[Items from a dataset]

=====

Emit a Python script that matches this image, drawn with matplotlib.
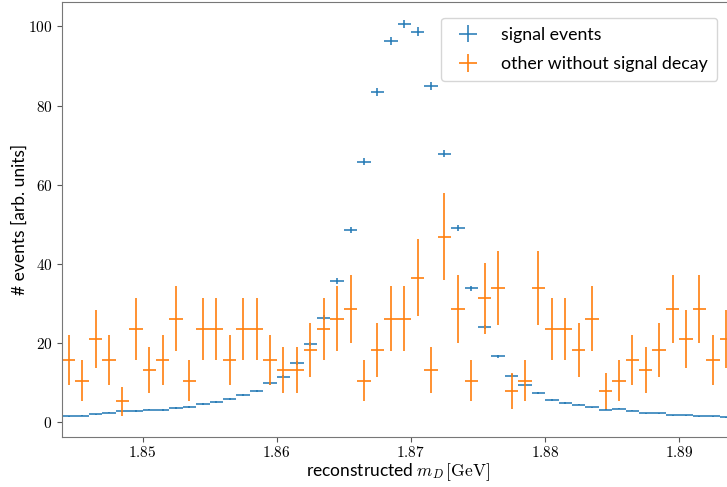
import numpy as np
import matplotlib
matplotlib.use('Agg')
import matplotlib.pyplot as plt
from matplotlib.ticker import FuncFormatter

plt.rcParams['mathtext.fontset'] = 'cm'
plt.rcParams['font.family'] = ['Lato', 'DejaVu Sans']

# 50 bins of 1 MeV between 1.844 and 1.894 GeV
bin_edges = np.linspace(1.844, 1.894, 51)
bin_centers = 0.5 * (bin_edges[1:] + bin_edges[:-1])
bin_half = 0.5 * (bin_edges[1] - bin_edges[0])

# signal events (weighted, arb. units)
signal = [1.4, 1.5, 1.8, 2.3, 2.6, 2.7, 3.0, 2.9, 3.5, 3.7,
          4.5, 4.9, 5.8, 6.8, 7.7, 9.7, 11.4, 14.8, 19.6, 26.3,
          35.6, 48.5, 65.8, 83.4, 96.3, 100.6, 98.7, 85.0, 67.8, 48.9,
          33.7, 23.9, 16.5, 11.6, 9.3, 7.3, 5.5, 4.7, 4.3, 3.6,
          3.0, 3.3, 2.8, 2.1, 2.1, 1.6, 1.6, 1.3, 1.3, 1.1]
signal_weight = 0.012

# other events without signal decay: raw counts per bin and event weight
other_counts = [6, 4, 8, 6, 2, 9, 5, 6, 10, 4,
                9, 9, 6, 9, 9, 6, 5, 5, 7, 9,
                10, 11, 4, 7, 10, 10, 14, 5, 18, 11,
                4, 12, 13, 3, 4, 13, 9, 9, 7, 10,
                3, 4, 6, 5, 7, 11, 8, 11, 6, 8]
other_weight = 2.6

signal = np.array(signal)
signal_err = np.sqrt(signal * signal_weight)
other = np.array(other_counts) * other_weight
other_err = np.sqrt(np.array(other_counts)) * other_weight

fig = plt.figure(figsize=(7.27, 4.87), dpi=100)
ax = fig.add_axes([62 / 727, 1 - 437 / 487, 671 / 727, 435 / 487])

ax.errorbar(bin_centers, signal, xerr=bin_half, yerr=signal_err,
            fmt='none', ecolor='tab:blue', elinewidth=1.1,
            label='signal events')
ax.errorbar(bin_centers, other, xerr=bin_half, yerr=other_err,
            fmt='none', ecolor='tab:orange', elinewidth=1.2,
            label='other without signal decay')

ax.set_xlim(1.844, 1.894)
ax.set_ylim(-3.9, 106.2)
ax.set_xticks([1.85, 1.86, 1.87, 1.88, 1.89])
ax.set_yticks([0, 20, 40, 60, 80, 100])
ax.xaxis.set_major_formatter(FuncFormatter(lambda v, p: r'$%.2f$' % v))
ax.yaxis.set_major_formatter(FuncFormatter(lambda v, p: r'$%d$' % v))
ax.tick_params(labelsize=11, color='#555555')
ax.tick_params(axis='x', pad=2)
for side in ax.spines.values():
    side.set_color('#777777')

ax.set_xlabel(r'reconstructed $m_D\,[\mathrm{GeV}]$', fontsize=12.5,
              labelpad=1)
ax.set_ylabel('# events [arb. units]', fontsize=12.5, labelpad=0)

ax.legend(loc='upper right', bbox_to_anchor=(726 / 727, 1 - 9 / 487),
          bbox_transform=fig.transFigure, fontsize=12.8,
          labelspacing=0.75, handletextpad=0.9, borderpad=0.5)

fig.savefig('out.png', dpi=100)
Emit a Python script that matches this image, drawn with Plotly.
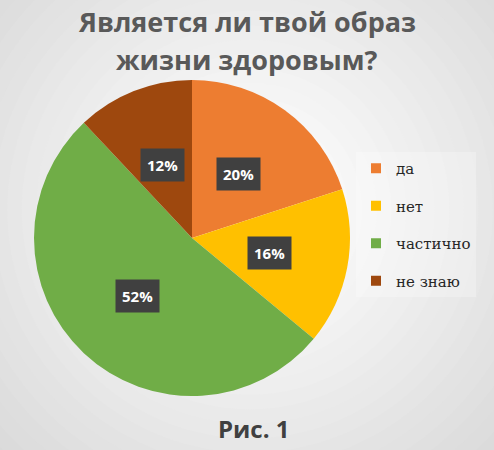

=====

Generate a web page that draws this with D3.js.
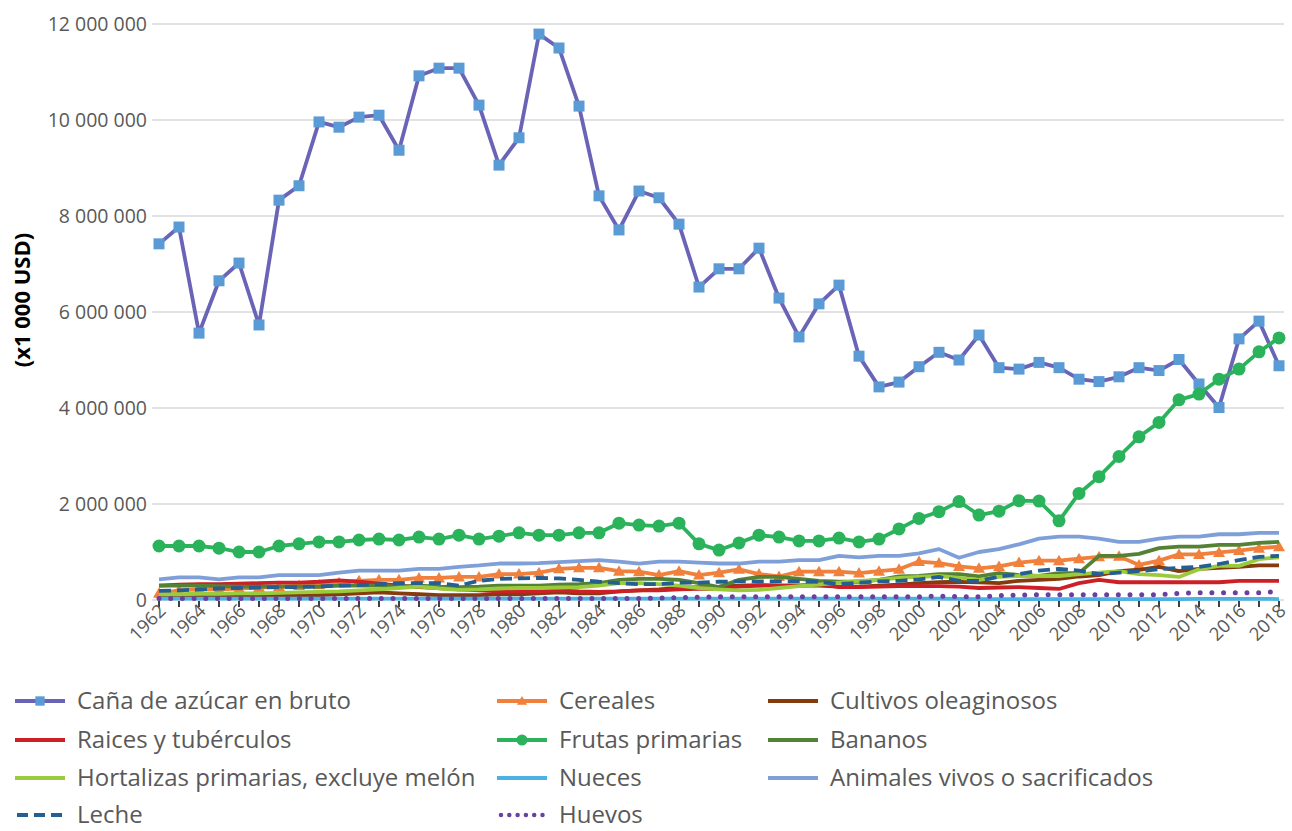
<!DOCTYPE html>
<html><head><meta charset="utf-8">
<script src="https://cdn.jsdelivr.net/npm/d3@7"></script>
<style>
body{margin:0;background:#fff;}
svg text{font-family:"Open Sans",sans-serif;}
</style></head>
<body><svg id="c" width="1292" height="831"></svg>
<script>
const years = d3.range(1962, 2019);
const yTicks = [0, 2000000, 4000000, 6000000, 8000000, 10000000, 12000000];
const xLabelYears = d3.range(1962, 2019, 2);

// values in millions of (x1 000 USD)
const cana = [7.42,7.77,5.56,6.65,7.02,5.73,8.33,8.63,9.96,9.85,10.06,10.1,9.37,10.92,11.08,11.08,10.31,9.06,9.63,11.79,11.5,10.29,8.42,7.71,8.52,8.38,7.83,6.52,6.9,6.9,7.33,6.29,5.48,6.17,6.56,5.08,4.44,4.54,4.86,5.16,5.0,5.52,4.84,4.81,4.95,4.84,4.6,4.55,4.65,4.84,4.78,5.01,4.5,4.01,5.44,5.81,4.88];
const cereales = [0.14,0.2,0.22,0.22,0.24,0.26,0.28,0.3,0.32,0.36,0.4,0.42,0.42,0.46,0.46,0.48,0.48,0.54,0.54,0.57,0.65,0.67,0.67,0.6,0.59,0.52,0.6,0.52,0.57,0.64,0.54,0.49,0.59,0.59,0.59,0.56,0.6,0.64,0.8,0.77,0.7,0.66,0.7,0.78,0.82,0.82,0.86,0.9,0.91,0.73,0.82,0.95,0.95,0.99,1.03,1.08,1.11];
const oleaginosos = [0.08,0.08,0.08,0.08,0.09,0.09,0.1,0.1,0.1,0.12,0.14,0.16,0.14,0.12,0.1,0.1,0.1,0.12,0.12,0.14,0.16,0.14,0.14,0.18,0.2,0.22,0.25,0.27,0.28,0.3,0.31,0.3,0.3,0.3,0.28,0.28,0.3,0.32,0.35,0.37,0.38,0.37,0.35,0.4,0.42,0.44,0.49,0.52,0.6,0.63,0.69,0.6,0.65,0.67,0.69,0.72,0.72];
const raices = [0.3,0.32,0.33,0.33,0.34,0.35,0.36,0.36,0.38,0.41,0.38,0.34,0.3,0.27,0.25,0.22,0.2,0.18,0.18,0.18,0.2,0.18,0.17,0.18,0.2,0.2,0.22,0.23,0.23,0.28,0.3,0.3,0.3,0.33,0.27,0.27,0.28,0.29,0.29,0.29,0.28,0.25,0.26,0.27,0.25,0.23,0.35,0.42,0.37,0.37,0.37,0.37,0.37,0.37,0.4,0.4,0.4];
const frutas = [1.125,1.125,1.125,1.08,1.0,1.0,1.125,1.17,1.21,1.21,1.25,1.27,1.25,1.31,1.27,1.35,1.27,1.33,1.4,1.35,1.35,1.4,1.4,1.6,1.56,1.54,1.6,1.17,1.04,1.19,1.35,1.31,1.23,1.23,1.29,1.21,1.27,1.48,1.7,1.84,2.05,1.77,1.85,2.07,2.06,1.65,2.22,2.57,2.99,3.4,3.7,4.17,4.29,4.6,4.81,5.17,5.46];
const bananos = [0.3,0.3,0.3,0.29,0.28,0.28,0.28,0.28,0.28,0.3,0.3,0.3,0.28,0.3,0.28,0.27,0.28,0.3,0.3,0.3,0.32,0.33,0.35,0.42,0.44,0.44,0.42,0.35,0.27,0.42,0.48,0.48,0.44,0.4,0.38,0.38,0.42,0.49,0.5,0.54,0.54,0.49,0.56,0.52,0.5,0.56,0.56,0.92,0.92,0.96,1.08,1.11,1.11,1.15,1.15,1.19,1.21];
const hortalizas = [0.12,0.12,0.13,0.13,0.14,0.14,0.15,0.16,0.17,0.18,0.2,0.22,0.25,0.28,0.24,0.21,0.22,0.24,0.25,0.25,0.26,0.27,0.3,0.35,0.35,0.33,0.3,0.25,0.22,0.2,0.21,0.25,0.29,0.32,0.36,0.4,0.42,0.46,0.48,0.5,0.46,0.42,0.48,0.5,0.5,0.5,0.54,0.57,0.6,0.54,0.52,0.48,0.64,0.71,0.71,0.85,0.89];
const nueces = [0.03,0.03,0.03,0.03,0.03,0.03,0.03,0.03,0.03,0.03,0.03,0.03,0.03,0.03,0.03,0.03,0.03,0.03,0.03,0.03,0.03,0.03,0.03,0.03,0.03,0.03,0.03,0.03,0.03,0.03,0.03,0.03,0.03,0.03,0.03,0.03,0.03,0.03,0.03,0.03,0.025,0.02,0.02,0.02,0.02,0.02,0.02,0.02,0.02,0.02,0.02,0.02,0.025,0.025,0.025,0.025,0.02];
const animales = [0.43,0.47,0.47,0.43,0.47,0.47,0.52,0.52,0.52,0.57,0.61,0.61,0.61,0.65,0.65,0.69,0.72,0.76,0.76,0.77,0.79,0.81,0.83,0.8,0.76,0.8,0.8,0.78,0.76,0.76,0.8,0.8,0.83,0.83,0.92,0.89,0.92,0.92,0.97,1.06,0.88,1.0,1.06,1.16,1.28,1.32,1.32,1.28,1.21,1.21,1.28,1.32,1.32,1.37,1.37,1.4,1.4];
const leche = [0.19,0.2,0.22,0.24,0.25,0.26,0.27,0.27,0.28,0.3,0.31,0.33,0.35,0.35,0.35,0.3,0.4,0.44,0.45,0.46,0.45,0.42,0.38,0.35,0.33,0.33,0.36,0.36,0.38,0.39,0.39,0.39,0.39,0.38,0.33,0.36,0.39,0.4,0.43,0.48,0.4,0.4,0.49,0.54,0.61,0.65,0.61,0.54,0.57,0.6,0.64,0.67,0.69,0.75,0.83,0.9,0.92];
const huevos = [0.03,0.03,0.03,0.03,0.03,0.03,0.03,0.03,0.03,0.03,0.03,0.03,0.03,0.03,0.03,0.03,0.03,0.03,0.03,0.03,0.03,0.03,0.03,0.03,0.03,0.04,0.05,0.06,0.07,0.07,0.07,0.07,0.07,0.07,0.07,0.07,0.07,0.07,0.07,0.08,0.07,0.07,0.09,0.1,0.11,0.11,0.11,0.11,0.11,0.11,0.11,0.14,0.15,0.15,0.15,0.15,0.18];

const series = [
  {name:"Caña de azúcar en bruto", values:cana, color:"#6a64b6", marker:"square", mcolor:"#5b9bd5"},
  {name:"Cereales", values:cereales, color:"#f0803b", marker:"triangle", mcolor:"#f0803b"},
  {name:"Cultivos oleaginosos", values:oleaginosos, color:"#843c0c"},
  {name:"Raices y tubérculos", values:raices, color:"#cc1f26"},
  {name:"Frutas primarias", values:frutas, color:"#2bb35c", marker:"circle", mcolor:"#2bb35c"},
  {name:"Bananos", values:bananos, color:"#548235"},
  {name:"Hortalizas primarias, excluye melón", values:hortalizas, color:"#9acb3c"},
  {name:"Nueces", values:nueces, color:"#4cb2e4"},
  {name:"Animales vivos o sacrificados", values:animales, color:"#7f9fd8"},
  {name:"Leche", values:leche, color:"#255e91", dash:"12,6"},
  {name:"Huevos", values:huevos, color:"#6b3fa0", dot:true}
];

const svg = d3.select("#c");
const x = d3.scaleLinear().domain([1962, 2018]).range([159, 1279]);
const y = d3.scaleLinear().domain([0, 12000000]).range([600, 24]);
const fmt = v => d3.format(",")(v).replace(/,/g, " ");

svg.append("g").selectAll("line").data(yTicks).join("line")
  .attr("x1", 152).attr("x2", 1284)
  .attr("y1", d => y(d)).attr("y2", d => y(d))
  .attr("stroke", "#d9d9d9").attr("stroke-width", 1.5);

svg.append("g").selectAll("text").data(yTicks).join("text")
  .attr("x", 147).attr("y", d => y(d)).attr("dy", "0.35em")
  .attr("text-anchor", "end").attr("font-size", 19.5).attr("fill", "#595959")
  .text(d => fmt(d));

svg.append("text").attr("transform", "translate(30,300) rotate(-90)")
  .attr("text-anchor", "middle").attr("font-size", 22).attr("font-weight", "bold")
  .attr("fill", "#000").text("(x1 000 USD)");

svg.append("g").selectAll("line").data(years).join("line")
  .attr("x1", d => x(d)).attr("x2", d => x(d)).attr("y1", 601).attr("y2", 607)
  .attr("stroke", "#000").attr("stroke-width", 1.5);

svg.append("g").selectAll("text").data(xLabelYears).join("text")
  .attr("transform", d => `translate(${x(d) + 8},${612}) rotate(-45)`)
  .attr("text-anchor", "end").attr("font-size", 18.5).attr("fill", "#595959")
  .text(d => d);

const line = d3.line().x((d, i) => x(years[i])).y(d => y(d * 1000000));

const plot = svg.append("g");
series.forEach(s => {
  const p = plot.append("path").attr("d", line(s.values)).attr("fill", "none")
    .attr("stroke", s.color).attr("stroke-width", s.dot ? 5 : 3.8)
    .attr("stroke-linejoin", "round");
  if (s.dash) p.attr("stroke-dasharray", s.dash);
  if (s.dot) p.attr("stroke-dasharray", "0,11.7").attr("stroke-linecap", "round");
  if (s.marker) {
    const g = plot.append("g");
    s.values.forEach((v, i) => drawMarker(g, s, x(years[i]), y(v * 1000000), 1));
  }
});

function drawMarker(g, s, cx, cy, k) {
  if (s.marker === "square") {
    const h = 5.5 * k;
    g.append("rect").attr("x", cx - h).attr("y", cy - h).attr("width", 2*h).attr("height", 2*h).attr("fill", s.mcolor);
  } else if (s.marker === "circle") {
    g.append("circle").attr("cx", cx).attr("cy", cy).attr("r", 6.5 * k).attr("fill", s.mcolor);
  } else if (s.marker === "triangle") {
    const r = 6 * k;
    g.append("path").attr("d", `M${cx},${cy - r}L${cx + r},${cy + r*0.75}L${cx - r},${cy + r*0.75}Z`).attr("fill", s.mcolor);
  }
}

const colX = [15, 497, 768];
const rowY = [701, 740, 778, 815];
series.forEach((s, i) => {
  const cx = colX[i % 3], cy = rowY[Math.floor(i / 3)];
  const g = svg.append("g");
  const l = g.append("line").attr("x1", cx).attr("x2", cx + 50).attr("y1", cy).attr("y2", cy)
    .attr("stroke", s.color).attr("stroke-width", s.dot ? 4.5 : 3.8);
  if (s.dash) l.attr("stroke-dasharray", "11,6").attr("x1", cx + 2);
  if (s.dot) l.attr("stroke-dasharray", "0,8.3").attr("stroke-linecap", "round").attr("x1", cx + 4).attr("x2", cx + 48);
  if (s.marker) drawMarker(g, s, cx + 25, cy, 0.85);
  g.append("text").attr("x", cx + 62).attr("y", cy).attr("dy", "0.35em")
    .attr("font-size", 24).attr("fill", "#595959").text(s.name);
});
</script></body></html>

=====

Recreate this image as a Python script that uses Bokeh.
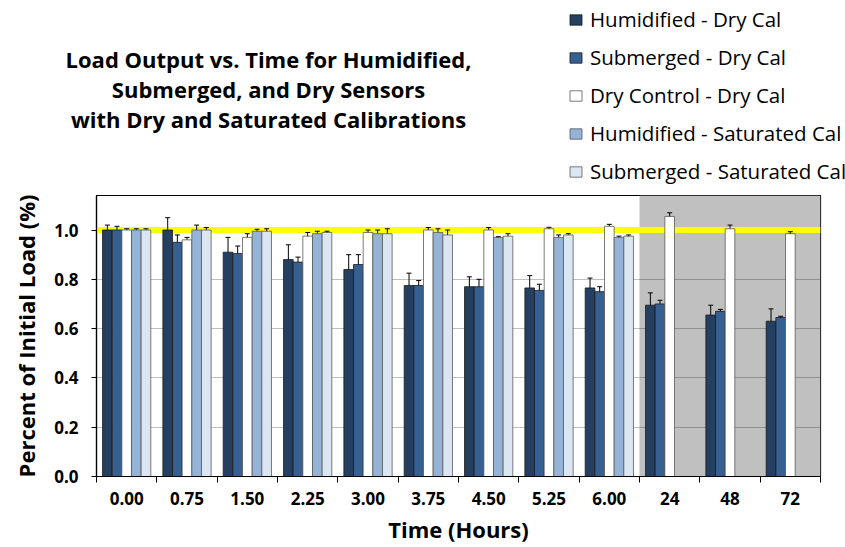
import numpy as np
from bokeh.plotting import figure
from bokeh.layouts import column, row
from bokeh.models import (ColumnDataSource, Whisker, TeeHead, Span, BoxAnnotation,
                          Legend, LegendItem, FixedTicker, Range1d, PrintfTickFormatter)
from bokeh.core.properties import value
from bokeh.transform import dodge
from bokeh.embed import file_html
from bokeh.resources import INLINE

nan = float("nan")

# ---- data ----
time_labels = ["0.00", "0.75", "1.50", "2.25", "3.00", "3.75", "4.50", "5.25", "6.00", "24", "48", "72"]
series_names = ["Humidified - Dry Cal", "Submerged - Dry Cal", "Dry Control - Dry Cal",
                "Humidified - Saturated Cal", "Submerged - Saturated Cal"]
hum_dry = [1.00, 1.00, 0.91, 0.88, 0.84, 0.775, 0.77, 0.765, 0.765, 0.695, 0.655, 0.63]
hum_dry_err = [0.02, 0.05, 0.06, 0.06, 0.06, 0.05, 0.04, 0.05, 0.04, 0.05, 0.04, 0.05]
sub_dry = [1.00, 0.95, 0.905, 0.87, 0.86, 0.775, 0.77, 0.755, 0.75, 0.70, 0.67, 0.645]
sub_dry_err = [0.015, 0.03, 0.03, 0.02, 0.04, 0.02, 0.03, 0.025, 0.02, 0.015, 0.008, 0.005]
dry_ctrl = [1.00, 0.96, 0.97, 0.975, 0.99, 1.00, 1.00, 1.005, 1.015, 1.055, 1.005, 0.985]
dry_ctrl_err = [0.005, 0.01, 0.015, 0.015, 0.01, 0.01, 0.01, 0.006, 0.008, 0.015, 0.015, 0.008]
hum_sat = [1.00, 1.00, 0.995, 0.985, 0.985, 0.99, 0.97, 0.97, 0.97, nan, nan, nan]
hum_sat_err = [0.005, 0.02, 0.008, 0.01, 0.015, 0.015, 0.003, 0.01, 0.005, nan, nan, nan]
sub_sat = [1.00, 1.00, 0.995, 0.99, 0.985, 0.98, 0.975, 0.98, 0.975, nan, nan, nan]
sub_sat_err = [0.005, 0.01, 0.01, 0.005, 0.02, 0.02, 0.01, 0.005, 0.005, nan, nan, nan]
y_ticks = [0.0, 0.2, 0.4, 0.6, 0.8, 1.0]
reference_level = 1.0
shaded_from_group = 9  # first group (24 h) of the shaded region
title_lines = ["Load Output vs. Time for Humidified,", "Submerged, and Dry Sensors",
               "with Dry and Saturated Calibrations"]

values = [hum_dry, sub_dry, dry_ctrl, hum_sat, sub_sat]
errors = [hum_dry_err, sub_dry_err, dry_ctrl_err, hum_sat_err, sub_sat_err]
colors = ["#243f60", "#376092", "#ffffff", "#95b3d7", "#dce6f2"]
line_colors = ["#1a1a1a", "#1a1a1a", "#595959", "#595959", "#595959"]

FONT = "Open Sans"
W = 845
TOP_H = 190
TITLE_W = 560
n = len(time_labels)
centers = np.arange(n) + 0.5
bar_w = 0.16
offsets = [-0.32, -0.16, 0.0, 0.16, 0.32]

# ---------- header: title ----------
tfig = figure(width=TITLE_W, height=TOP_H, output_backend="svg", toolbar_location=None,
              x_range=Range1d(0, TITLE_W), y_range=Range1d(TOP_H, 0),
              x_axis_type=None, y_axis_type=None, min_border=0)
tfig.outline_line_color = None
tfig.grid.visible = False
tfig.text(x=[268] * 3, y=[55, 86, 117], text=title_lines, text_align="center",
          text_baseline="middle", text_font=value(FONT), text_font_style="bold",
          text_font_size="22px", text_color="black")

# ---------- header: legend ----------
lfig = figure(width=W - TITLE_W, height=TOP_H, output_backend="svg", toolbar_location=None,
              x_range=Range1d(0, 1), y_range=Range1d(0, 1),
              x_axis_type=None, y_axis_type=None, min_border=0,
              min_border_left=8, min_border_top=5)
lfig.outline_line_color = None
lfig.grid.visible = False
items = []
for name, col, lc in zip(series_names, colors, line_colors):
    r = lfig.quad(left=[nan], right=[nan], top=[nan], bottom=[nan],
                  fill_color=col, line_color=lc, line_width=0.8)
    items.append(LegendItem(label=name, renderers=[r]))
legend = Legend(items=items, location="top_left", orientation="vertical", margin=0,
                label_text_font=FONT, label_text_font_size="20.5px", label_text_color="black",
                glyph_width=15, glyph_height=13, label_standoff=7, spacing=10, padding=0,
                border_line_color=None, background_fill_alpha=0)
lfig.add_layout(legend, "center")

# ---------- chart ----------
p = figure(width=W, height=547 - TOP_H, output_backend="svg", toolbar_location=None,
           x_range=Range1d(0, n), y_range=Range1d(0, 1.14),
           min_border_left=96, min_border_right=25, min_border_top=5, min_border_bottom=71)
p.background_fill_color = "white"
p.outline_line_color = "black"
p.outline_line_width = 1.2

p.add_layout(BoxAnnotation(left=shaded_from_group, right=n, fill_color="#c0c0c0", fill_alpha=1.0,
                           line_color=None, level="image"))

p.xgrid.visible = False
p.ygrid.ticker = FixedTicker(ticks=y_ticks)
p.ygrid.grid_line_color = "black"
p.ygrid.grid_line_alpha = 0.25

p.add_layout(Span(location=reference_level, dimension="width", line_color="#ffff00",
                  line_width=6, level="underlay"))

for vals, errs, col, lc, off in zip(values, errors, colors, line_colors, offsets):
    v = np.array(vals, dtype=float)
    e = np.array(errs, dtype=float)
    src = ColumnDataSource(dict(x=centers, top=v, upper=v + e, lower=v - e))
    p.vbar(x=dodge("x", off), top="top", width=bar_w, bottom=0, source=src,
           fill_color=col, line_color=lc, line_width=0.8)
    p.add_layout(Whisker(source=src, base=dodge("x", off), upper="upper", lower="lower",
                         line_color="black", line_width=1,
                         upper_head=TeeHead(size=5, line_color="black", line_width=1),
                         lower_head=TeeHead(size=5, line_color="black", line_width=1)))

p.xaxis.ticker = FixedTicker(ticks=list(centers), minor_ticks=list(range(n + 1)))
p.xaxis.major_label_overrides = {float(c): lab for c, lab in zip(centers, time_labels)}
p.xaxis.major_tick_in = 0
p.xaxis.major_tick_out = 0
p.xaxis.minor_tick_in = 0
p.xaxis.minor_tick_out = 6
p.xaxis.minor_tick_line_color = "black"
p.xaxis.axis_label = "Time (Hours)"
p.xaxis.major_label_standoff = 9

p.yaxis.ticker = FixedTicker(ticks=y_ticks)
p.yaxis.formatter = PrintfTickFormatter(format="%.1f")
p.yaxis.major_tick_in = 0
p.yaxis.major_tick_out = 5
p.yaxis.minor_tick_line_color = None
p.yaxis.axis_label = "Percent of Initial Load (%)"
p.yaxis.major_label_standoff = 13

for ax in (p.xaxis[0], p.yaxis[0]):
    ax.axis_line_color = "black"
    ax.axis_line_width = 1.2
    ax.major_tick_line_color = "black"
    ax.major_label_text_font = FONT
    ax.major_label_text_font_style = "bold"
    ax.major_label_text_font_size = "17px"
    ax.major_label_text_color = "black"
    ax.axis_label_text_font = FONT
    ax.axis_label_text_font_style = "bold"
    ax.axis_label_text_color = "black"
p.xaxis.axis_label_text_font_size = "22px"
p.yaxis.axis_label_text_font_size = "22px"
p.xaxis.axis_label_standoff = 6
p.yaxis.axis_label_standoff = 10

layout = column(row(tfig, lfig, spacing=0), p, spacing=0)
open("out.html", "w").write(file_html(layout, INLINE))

=====

◆ EXERCISE DESCRIPTION
In the listing above, find the line with "drawn with matplotlib." and the line with "label='other without signal". Copy exactly those two and every line between, without the pictures.

◆ RESPONSE BELOW
Emit a Python script that matches this image, drawn with matplotlib.
import numpy as np
import matplotlib
matplotlib.use('Agg')
import matplotlib.pyplot as plt
from matplotlib.ticker import FuncFormatter

plt.rcParams['mathtext.fontset'] = 'cm'
plt.rcParams['font.family'] = ['Lato', 'DejaVu Sans']

# 50 bins of 1 MeV between 1.844 and 1.894 GeV
bin_edges = np.linspace(1.844, 1.894, 51)
bin_centers = 0.5 * (bin_edges[1:] + bin_edges[:-1])
bin_half = 0.5 * (bin_edges[1] - bin_edges[0])

# signal events (weighted, arb. units)
signal = [1.4, 1.5, 1.8, 2.3, 2.6, 2.7, 3.0, 2.9, 3.5, 3.7,
          4.5, 4.9, 5.8, 6.8, 7.7, 9.7, 11.4, 14.8, 19.6, 26.3,
          35.6, 48.5, 65.8, 83.4, 96.3, 100.6, 98.7, 85.0, 67.8, 48.9,
          33.7, 23.9, 16.5, 11.6, 9.3, 7.3, 5.5, 4.7, 4.3, 3.6,
          3.0, 3.3, 2.8, 2.1, 2.1, 1.6, 1.6, 1.3, 1.3, 1.1]
signal_weight = 0.012

# other events without signal decay: raw counts per bin and event weight
other_counts = [6, 4, 8, 6, 2, 9, 5, 6, 10, 4,
                9, 9, 6, 9, 9, 6, 5, 5, 7, 9,
                10, 11, 4, 7, 10, 10, 14, 5, 18, 11,
                4, 12, 13, 3, 4, 13, 9, 9, 7, 10,
                3, 4, 6, 5, 7, 11, 8, 11, 6, 8]
other_weight = 2.6

signal = np.array(signal)
signal_err = np.sqrt(signal * signal_weight)
other = np.array(other_counts) * other_weight
other_err = np.sqrt(np.array(other_counts)) * other_weight

fig = plt.figure(figsize=(7.27, 4.87), dpi=100)
ax = fig.add_axes([62 / 727, 1 - 437 / 487, 671 / 727, 435 / 487])

ax.errorbar(bin_centers, signal, xerr=bin_half, yerr=signal_err,
            fmt='none', ecolor='tab:blue', elinewidth=1.1,
            label='signal events')
ax.errorbar(bin_centers, other, xerr=bin_half, yerr=other_err,
            fmt='none', ecolor='tab:orange', elinewidth=1.2,
            label='other without signal decay')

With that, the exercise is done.